Вместе с тем, чисто импровизационное развертывание чередуется в мугамах с более четкими по ритмике разделами: это своеобразные интермедии между основными разделами, называемые «рэнг» или «тэсниф», по статистике напоминающие народные песни и танцы. Мугам, выстроенный на чередовании речитативно-импровизационных и танцевальных эпизодов, обычно носит название «дэстгях» и представляет собой весьма развернутую композицию, исполнение которой может длиться несколько часов.

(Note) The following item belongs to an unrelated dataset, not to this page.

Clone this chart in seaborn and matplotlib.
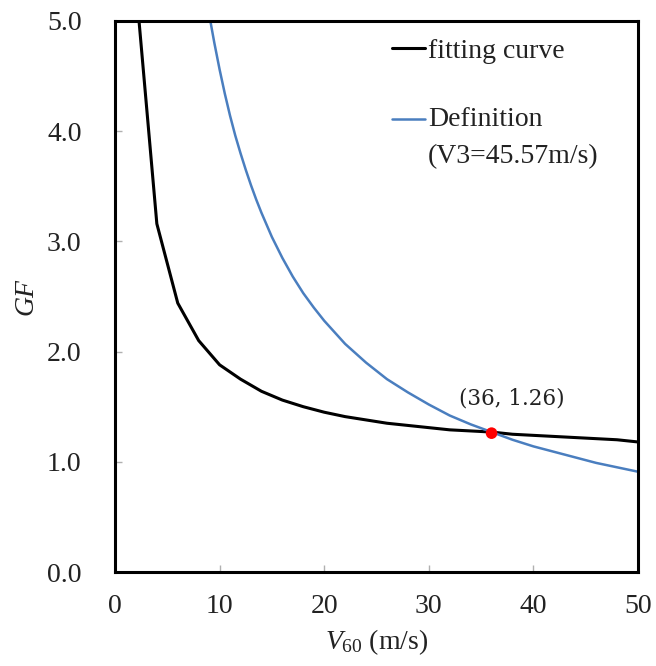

В связи с этим особое значение приобретают факторы скрепления формы, обеспечивающие ее цельность. К таким факторам относится общее восхождение мелодической линии, характерное для многих мугамов: исполнитель каждую последующую часть исполняет в более высоком регистре, чем предыдущую, и, достигнув кульминации, возвращается к исходной точке. Другой прием придания цельности форме мугама связан с особенностями рифмовки поэтических строк, лежащих в основе текста: повторяющиеся в разных строфах рифмы являются своего рода «рефренными» вехами в развертывании свободной мелодии на протяжении нескольких разделов. Характерным примером такой поэтической формы является гэзэль (газель).
В целом, для формы мугама характерно «волнообразное» развитие, связанное не только с мелодическим и структурным, но и эмоциональным планом. Хотя в целом, исполнение ханэндэ, как уже было отмечено, не отличается избытком эмоций и придерживается слегка отстраненной повествовательности тона, наиболее важные моменты повествования отмечены большей внутренней напряженностью, часто совпадающей с подъемом мелодической линии: эти моменты сменяются возвращением к первоначальному динамическому уровню, создавая тем самым логическое равновесие формы.